Barbara Gancia
Está tudo muito bom, está tudo muito bem. E o
"New York Times", o "Financial Times" e o "Times"
de Londres podem estar certos de que o julgamento do mensalão representa um
avanço brutal para a democracia tapuia, como bem notou o nosso monumental
Clóvis Rossi em sua coluna de ontem, mas esta "bastian contraria" (a
expressão é piemontesa) que vos fala veio posar na sua sopa para discordar.
É claro que quem tem culpa que pague o que
deve. E eu também, como todo o resto do Ocidente (excluindo talvez o Suriname,
Cuba e a Cristina Kirchner -que deve sentir coisas por ele), não vou com os
cornos do Zé Dirceu. O homem escondeu a própria identidade da mulher, vive de
amassos com os Castro, não é exatamente exemplo de democrata e
blá-blá-blá-blá-blá.
Acontece que não consigo dissociar a imagem
de Joaquim Barbosa de Torquemada e o julgamento do mensalão da Inquisição.
Estamos assistindo a um massacre e há muito ainda a considerar.
Diziam que o julgamento seria parcial porque
Lula havia escolhido os juízes. Não aconteceu. Aliás, essa desconfiança
preconceituosa me faz lembrar o terceiro mandato de Lula, que não houve.
Enunciavam também que o mensalão ia dar a
vitória a Russomanno em primeiro turno. Não aconteceu. Por sinal, a economia
nem vai tão bem e Haddad lidera as pesquisas.
E Lula, ora, Lula foi o grande vencedor do
primeiro turno (tadinha da Martoca) e vai levar São Paulo de enxurrada, né não?

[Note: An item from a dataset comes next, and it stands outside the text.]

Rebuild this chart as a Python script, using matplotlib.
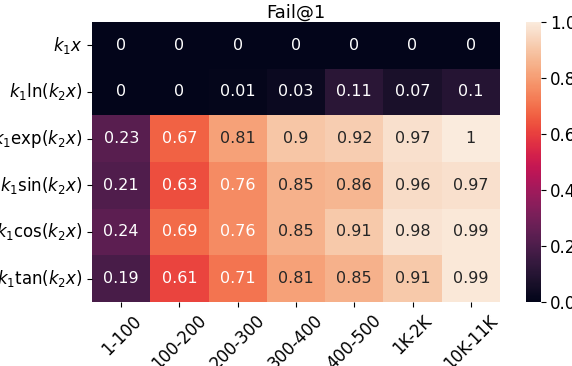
import matplotlib
matplotlib.use("Agg")
import matplotlib.pyplot as plt
import seaborn as sns
import numpy as np

# row labels (functions) and column labels (ranges)
functions = [r"$k_1x$", r"$k_1\ln(k_2x)$", r"$k_1\exp(k_2x)$",
             r"$k_1\sin(k_2x)$", r"$k_1\cos(k_2x)$", r"$k_1\tan(k_2x)$"]
ranges = ["1-100", "100-200", "200-300", "300-400", "400-500", "1K-2K", "10K-11K"]

row_linear = [0, 0, 0, 0, 0, 0, 0]
row_ln = [0, 0, 0.01, 0.03, 0.11, 0.07, 0.1]
row_exp = [0.23, 0.67, 0.81, 0.9, 0.92, 0.97, 1]
row_sin = [0.21, 0.63, 0.76, 0.85, 0.86, 0.96, 0.97]
row_cos = [0.24, 0.69, 0.76, 0.85, 0.91, 0.98, 0.99]
row_tan = [0.19, 0.61, 0.71, 0.81, 0.85, 0.91, 0.99]

data = np.array([row_linear, row_ln, row_exp, row_sin, row_cos, row_tan])

plt.rcParams["mathtext.fontset"] = "dejavusans"
fig = plt.figure(figsize=(5.72, 3.66), dpi=100)
ax = fig.add_axes([0.161, 0.175, 0.713, 0.765])
cax = fig.add_axes([0.920, 0.175, 0.025, 0.765])

sns.heatmap(data, ax=ax, cbar_ax=cax, cmap="rocket", vmin=0, vmax=1,
            annot=True, annot_kws={"size": 11.5}, xticklabels=ranges, yticklabels=functions)

ax.set_title("Fail@1", fontsize=13, pad=3)
ax.set_xticklabels(ranges, rotation=45, fontsize=12)
ax.set_yticklabels(functions, rotation=0, fontsize=12)
cax.tick_params(labelsize=12)

fig.savefig("out.png", dpi=100)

Fica claro também que a classe média alta que se diz informada, mas que
raramente acaba obtendo colocação profissional fora do âmbito familiar, quer
ver o PT ser varrido do mapa. Essa é a turma que torce como nunca no Fla-Flu do
julgamento do STF.
Nos últimos tempos, até a Dilma eles têm
tratado com um desdém que antes não havia ali. Já para o zé povinho, tanto faz.
Para a perifa, obviamente não só despida de preconceito contra o Lula como
identificada com ele até a alma e beneficiada pelas mudanças sociais,
escândalo de compra de votos da reeleição, anões do Congresso, Sivam, Zé
Dirceu, Collor... é tudo a mesma lasanha.
Eu até concordo que a gente queira ver
canalhas ricos o bastante para contratar advogados top na cadeia. Mas, vem
cá: o Genoino, gente? Todo mundo conhece o Genoino, sabe que ele não vive no
luxo. E não merece o que está acontecendo.
Nesta semana vi gente com sangue nos olhos
dizendo que queria vê-lo atrás das grades. Isso não pode ser sede de justiça.
É outra coisa. É preconceito puro. E olha que o Muro de Berlim já caiu há mais
de 20 anos!
É uma deturpação das mais danosas ao país
colocar na capa da maior revista semanal tapuia uma criança negra e pobre que
subiu na vida pelo próprio esforço como se ela fosse o novo Pelé.
É como se a classe dominante dissesse:
"Os nossos pretos pobres são melhores do que os deles". Os negros
pobres do Lula precisam do Bolsa Família e de cotas para chegar lá. Joaquim
Barbosa (que, note, se declara eleitor do PT) venceu sozinho, não precisou de
"política assistencialista", não é mesmo? Pessoal ainda não entendeu
que não é muleta, mas reparação por séculos de apartheid social.
Seria lição de democracia se do julgamento do
STF constassem não só PT, mas PSDB, DEM etc. Julgar ignorando garantias, sem
direito a recurso e partindo da certeza de que quanto menos provas, maior o
poder do réu e, portanto, hipoteticamente, maior sua culpa, é inverter a
lógica. Isso não pode ser coisa boa, viu, "Times" de Londres?
Publicado na Folha de S.Paulo, em 12/10/2012.